Are we not men? We are—well, ask Bigfoot, as Brooks does in this delightful yarn, following on his bestseller World War Z (2006).

A zombie apocalypse is one thing. A volcanic eruption is quite another, for, as the journalist who does a framing voice-over narration for Brooks’ latest puts it, when Mount Rainier popped its cork, “it was the psychological aspect, the hyperbole-fueled hysteria that had ended up killing the most people.” Maybe, but the sasquatches whom the volcano displaced contributed to the statistics, too, if only out of self-defense. Brooks places the epicenter of the Bigfoot war in a high-tech hideaway populated by the kind of people you might find in a Jurassic Park franchise: the schmo who doesn’t know how to do much of anything but tries anyway, the well-intentioned bleeding heart, the know-it-all intellectual who turns out to know the wrong things, the immigrant with a tough backstory and an instinct for survival.
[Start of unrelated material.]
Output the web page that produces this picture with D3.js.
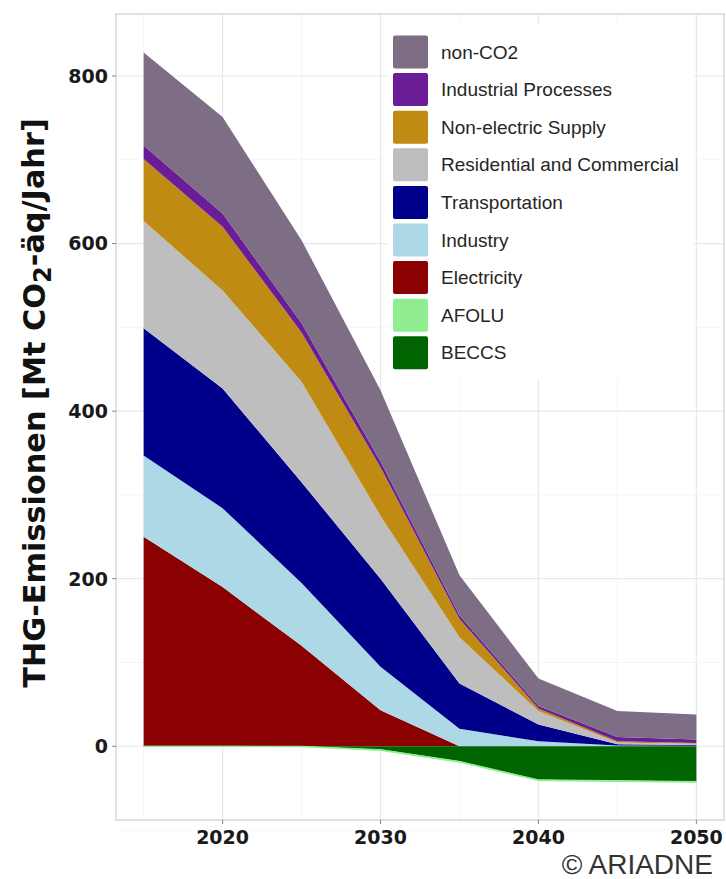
<!DOCTYPE html>
<html lang="de">
<head>
<meta charset="UTF-8">
<title>THG-Emissionen</title>
<script src="https://cdn.jsdelivr.net/npm/d3@7"></script>
<style>
  body { margin: 0; background: #fff; }
  .tick-label { font-family: 'DejaVu Sans', Verdana, sans-serif; font-weight: bold; font-size: 19px; fill: #1a1a1a; }
  .legend text { font-family: 'Liberation Sans', Arial, sans-serif; font-size: 19px; fill: #262626; }
</style>
</head>
<body>
<script>
const years = [2015, 2020, 2025, 2030, 2035, 2040, 2045, 2050];

// Mt CO2-eq per year
const electricity         = [250, 190, 120, 43, 0, 0, 0, 0];
const industry            = [97, 94, 75, 52, 21, 6, 1, 0.5];
const transportation      = [152, 143, 120, 105, 54, 20, 1.5, 1];
const residential         = [128, 117, 120, 75, 55, 16, 2, 1.5];
const nonElectricSupply   = [74, 76, 59, 58, 22, 3, 1.5, 1];
const industrialProcesses = [16, 16, 11, 7, 4, 3, 5, 4];
const nonCO2              = [111, 115, 99, 85, 48, 33, 31, 30];
const afolu               = [0, 0, -0.5, -1, -1, -1, -1, -1];
const beccs               = [0, 0, 0, -4, -18, -40, -41, -42];

const legendLabels = ["non-CO2", "Industrial Processes", "Non-electric Supply",
  "Residential and Commercial", "Transportation", "Industry", "Electricity", "AFOLU", "BECCS"];
const yTicks = [0, 200, 400, 600, 800];
const xTicks = [2020, 2030, 2040, 2050];

const colors = {
  "non-CO2": "#7d6e86",
  "Industrial Processes": "#6a1d97",
  "Non-electric Supply": "#c08b12",
  "Residential and Commercial": "#bebebe",
  "Transportation": "#00008b",
  "Industry": "#add8e6",
  "Electricity": "#8b0000",
  "AFOLU": "#90ee90",
  "BECCS": "#006400"
};

const seriesValues = {
  "Electricity": electricity,
  "Industry": industry,
  "Transportation": transportation,
  "Residential and Commercial": residential,
  "Non-electric Supply": nonElectricSupply,
  "Industrial Processes": industrialProcesses,
  "non-CO2": nonCO2,
  "BECCS": beccs,
  "AFOLU": afolu
};
// bottom-up stacking order (negatives: first key sits next to zero)
const stackKeys = ["Electricity", "Industry", "Transportation", "Residential and Commercial",
  "Non-electric Supply", "Industrial Processes", "non-CO2", "BECCS", "AFOLU"];

const table = years.map((yr, i) => {
  const row = {year: yr};
  stackKeys.forEach(k => row[k] = seriesValues[k][i]);
  return row;
});

const width = 726, height = 879;
const panel = {left: 116, right: 724, top: 14, bottom: 820};

const svg = d3.select("body").append("svg")
  .attr("width", width).attr("height", height);

svg.append("rect").attr("width", width).attr("height", height).attr("fill", "#fff");

const x = d3.scaleLinear().domain([2013.25, 2051.75]).range([panel.left, panel.right]);
const y = d3.scaleLinear().domain([-88, 874]).range([panel.bottom, panel.top]);

// grid
const grid = svg.append("g");
grid.selectAll(".gx").data(d3.range(2015, 2051, 5)).enter().append("line")
  .attr("x1", d => x(d)).attr("x2", d => x(d))
  .attr("y1", panel.top).attr("y2", panel.bottom)
  .attr("stroke", d => d % 10 === 0 ? "#e8e8e8" : "#f2f2f2").attr("stroke-width", d => d % 10 === 0 ? 1.2 : 0.8);
grid.selectAll(".gy").data(d3.range(-100, 801, 100)).enter().append("line")
  .attr("x1", panel.left).attr("x2", panel.right)
  .attr("y1", d => y(d)).attr("y2", d => y(d))
  .attr("stroke", d => d % 200 === 0 ? "#e8e8e8" : "#f2f2f2").attr("stroke-width", d => d % 200 === 0 ? 1.2 : 0.8);

// areas
const stacked = d3.stack().keys(stackKeys).offset(d3.stackOffsetDiverging)(table);
const area = d3.area()
  .x(d => x(d.data.year))
  .y0(d => y(d[0]))
  .y1(d => y(d[1]));

svg.append("g").selectAll("path").data(stacked).enter().append("path")
  .attr("d", area)
  .attr("fill", d => colors[d.key])
  .attr("stroke", d => d.key === "AFOLU" ? colors.AFOLU : "none")
  .attr("stroke-width", 1);

// legend
const legend = svg.append("g").attr("class", "legend");
legend.append("rect").attr("x", 388).attr("y", 24).attr("width", 306).attr("height", 356).attr("fill", "#fff");
const rows = legend.selectAll("g").data(legendLabels).enter().append("g")
  .attr("transform", (d, i) => `translate(393,${52 + i * 37.6})`);
rows.append("rect").attr("x", 0).attr("y", -16.5).attr("width", 35).attr("height", 33)
  .attr("rx", 2).attr("fill", d => colors[d]);
rows.append("text").attr("x", 48).attr("y", 0).attr("dy", "0.35em").text(d => d);

// panel border
svg.append("rect").attr("x", panel.left).attr("y", panel.top)
  .attr("width", panel.right - panel.left).attr("height", panel.bottom - panel.top)
  .attr("fill", "none").attr("stroke", "#cfcfcf").attr("stroke-width", 1.2);

// axes
const yAxis = svg.append("g");
yAxis.selectAll("line").data(yTicks).enter().append("line")
  .attr("x1", panel.left - 4).attr("x2", panel.left)
  .attr("y1", d => y(d)).attr("y2", d => y(d)).attr("stroke", "#888");
yAxis.selectAll("text").data(yTicks).enter().append("text")
  .attr("class", "tick-label").attr("x", panel.left - 8).attr("y", d => y(d))
  .attr("dy", "0.36em").attr("text-anchor", "end").text(d => d);

const xAxis = svg.append("g");
xAxis.selectAll("line").data(xTicks).enter().append("line")
  .attr("x1", d => x(d)).attr("x2", d => x(d))
  .attr("y1", panel.bottom).attr("y2", panel.bottom + 4).attr("stroke", "#888");
xAxis.selectAll("text").data(xTicks).enter().append("text")
  .attr("class", "tick-label").attr("x", d => x(d)).attr("y", panel.bottom + 17)
  .attr("dy", "0.36em").attr("text-anchor", "middle").text(d => d);

// y title
const title = svg.append("text")
  .attr("transform", "translate(45,403) rotate(-90)")
  .attr("text-anchor", "middle")
  .style("font-family", "'DejaVu Sans', Verdana, sans-serif")
  .style("font-weight", "bold").style("font-size", "28px").attr("fill", "#111");
title.append("tspan").text("THG-Emissionen [Mt CO");
title.append("tspan").attr("dy", "0.25em").style("font-size", "24px").text("2");
title.append("tspan").attr("dy", "-0.22em").text("-äq/Jahr]");
const len = title.node().getComputedTextLength();
title.style("font-size", (28 * 571 / len) + "px");

// credit
svg.append("text").attr("x", 713).attr("y", 874).attr("text-anchor", "end")
  .style("font-family", "'Liberation Sans', Arial, sans-serif").style("font-size", "28px")
  .attr("fill", "#333").text("© ARIADNE");
</script>
</body>
</html>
Indeed, the novel does double duty as a survival manual, packed full of good advice—for instance, try not to get wounded, for “injury turns you from a giver to a taker. Taking up our resources, our time to care for you.” Brooks presents a case for making room for Bigfoot in the world while peppering his narrative with timely social criticism about bad behavior on the human side of the conflict: The explosion of Rainier might have been better forecast had the president not slashed the budget of the U.S. Geological Survey, leading to “immediate suspension of the National Volcano Early Warning System,” and there’s always someone around looking to monetize the natural disaster and the sasquatch-y onslaught that follows. Brooks is a pro at building suspense even if it plays out in some rather spectacularly yucky episodes, one involving a short spear that takes its name from “the sucking sound of pulling it out of the dead man’s heart and lungs.” Grossness aside, it puts you right there on the scene.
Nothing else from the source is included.